# RECORDED INFORMATION start
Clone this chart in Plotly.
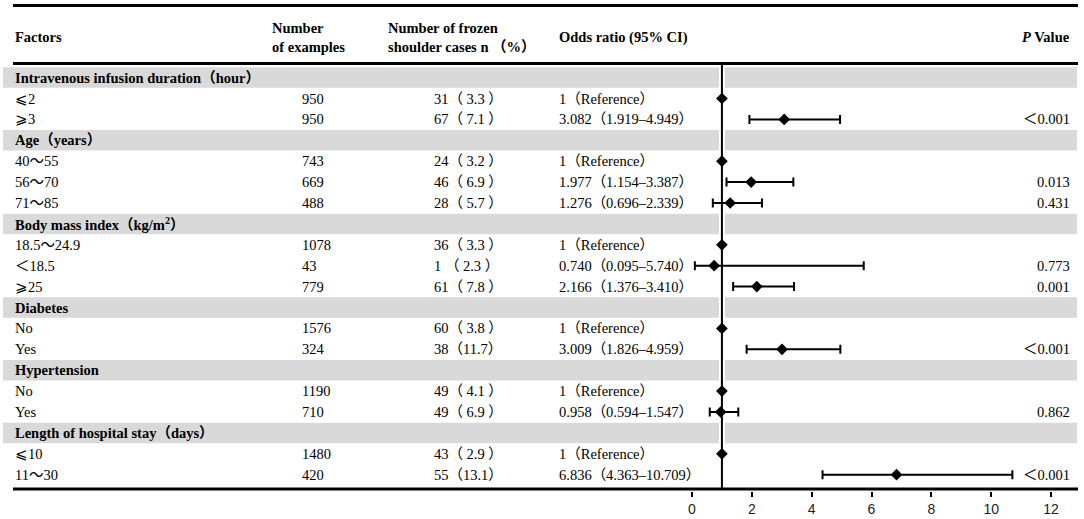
import plotly.graph_objects as go

groups = [
    "Intravenous infusion duration（hour）",
    "Age（years）",
    "Body mass index（kg/m<sup>2</sup>）",
    "Diabetes",
    "Hypertension",
    "Length of hospital stay（days）",
]
group_of = [0, 0, 1, 1, 1, 2, 2, 2, 3, 3, 4, 4, 5, 5]
factor_labels = ["⩽2", "⩾3", "40～55", "56～70", "71～85", "18.5～24.9", "＜18.5",
                 "⩾25", "No", "Yes", "No", "Yes", "⩽10", "11～30"]
n_examples = [950, 950, 743, 669, 488, 1078, 43, 779, 1576, 324, 1190, 710, 1480, 420]
n_cases = [31, 67, 24, 46, 28, 36, 1, 61, 60, 38, 49, 49, 43, 55]
pct_cases = [3.3, 7.1, 3.2, 6.9, 5.7, 3.3, 2.3, 7.8, 3.8, 11.7, 4.1, 6.9, 2.9, 13.1]
odds = [1, 3.082, 1, 1.977, 1.276, 1, 0.740, 2.166, 1, 3.009, 1, 0.958, 1, 6.836]
ci_low = [None, 1.919, None, 1.154, 0.696, None, 0.095, 1.376, None, 1.826, None, 0.594, None, 4.363]
ci_high = [None, 4.949, None, 3.387, 2.339, None, 5.740, 3.410, None, 4.959, None, 1.547, None, 10.709]
p_values = ["", "＜0.001", "", "0.013", "0.431", "", "0.773", "0.001", "", "＜0.001", "", "0.862", "", "＜0.001"]
x_ticks = [0, 2, 4, 6, 8, 10, 12]

# ---- layout constants (pixels of the 1084x519 page) ----
W, H = 1084, 519
ROW0, ROW_H = 77.6, 20.9          # centre of first row, row pitch
X0_PX, X12_PX = 692, 1051         # where OR = 0 and OR = 12 fall
COL_FACTOR, COL_N, COL_CASES, COL_OR, COL_P = 13, 300, 432, 557, 1072
LINE_L, LINE_R = 13, 1078
GRAY_L, GRAY_R = 3, 1077
TABLE_FONT = "Liberation Serif, 'Times New Roman', 'DejaVu Serif', 'Noto Sans CJK SC', serif"
FS = 14.5


def px_to_row(p):
    return (p - ROW0) / ROW_H


def px_to_paper(p):
    return p / W


unit = (X12_PX - X0_PX) / 12
x_range = [-X0_PX / unit, (W - X0_PX) / unit]
y_top = px_to_row(0)
y_bottom = px_to_row(491)

# assign table rows: group header then its factor rows
group_rows = []
data_rows = []
r = 0
for g in range(len(groups)):
    group_rows.append(r)
    r += 1
    for k, gk in enumerate(group_of):
        if gk == g:
            data_rows.append(r)
            r += 1


def cases_text(n, p):
    inner = f" {p} " if p < 10 else f"{p}"
    return f"{n} （{inner}）" if n < 10 else f"{n}（{inner}）"


def or_text(o, lo, hi):
    if lo is None:
        return "1（Reference）"
    return f"{o:.3f}（{lo:.3f}–{hi:.3f}）"


shapes = []
annotations = []

# gray group bands
for g, gr in enumerate(group_rows):
    shapes.append(dict(type="rect", xref="paper", yref="y", layer="below",
                       x0=px_to_paper(GRAY_L), x1=px_to_paper(GRAY_R),
                       y0=gr - 0.49, y1=gr + 0.49,
                       fillcolor="#d9d9d9", line=dict(width=0)))
    annotations.append(dict(text=f"<b>{groups[g]}</b>",
                            xref="paper", yref="y", x=px_to_paper(COL_FACTOR), y=gr,
                            xanchor="left", yanchor="middle", showarrow=False,
                            font=dict(family=TABLE_FONT, size=FS, color="black")))

# horizontal rules
for yp, w in [(5.5, 3), (63.5, 3), (489, 3)]:
    shapes.append(dict(type="line", xref="paper", yref="y", layer="above",
                       x0=px_to_paper(LINE_L), x1=px_to_paper(LINE_R),
                       y0=px_to_row(yp), y1=px_to_row(yp),
                       line=dict(color="black", width=w)))

# reference line at OR = 1 (white halo, then black)
for col, w in [("white", 6), ("black", 2)]:
    shapes.append(dict(type="line", xref="x", yref="y", layer="below",
                       x0=1, x1=1, y0=px_to_row(63.5), y1=px_to_row(489),
                       line=dict(color=col, width=w)))

# header
headers = [
    (COL_FACTOR, "left", "<b>Factors</b>"),
    (270, "left", "<b>Number<br>of examples</b>"),
    (386, "left", "<b>Number of frozen<br>shoulder cases n （%）</b>"),
    (COL_OR, "left", "<b>Odds ratio (95% CI)</b>"),
    (COL_P, "right", "<b><i>P</i> Value</b>"),
]
for xp, anchor, txt in headers:
    annotations.append(dict(text=txt, xref="paper", yref="y", x=px_to_paper(xp),
                            y=px_to_row(37), xanchor=anchor, yanchor="middle",
                            align="left", showarrow=False,
                            font=dict(family=TABLE_FONT, size=FS, color="black")))

# data rows
for k, row in enumerate(data_rows):
    cells = [
        (COL_FACTOR, "left", factor_labels[k]),
        (COL_N, "left", str(n_examples[k])),
        (COL_CASES, "left", cases_text(n_cases[k], pct_cases[k])),
        (COL_OR, "left", or_text(odds[k], ci_low[k], ci_high[k])),
        (COL_P, "right", p_values[k]),
    ]
    for xp, anchor, txt in cells:
        if not txt:
            continue
        annotations.append(dict(text=txt, xref="paper", yref="y", x=px_to_paper(xp),
                                y=row, xanchor=anchor, yanchor="middle", showarrow=False,
                                font=dict(family=TABLE_FONT, size=FS, color="black")))

ref_idx = [k for k in range(len(odds)) if ci_low[k] is None]
est_idx = [k for k in range(len(odds)) if ci_low[k] is not None]

fig = go.Figure()
fig.add_trace(go.Scatter(
    x=[odds[k] for k in est_idx],
    y=[data_rows[k] for k in est_idx],
    mode="markers",
    marker=dict(symbol="diamond", size=9, color="black"),
    error_x=dict(type="data", symmetric=False,
                 array=[ci_high[k] - odds[k] for k in est_idx],
                 arrayminus=[odds[k] - ci_low[k] for k in est_idx],
                 color="black", thickness=2, width=4.5),
    showlegend=False, hoverinfo="skip",
))
fig.add_trace(go.Scatter(
    x=[odds[k] for k in ref_idx],
    y=[data_rows[k] for k in ref_idx],
    mode="markers",
    marker=dict(symbol="diamond", size=9, color="black"),
    showlegend=False, hoverinfo="skip",
))

fig.update_layout(
    width=W, height=H,
    margin=dict(l=0, r=0, t=0, b=0),
    paper_bgcolor="white", plot_bgcolor="white",
    shapes=shapes, annotations=annotations,
    xaxis=dict(range=x_range, domain=[0, 1], showgrid=False, zeroline=False,
               showline=False, tickmode="array", tickvals=x_ticks,
               ticks="outside", ticklen=5, tickwidth=2, tickcolor="black",
               tickfont=dict(family="Liberation Sans, Arial, sans-serif", size=14, color="#222"),
               automargin=False),
    yaxis=dict(range=[y_bottom, y_top], domain=[1 - 491 / H, 1], visible=False,
               showgrid=False, zeroline=False, automargin=False),
)

fig.write_html("out.html", config={"displayModeBar": False},
               post_script="document.body.style.margin='0';")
# RECORDED INFORMATION end
▶ **TO BE DONE**: Quote, exactly and only, the lines from the first line of the data above through the line containing "import plotly.graph_objects as go". The pictures do not belong in it.

▶ **RESPONSE TO THE EXERCISE**:
Clone this chart in Plotly.
import plotly.graph_objects as go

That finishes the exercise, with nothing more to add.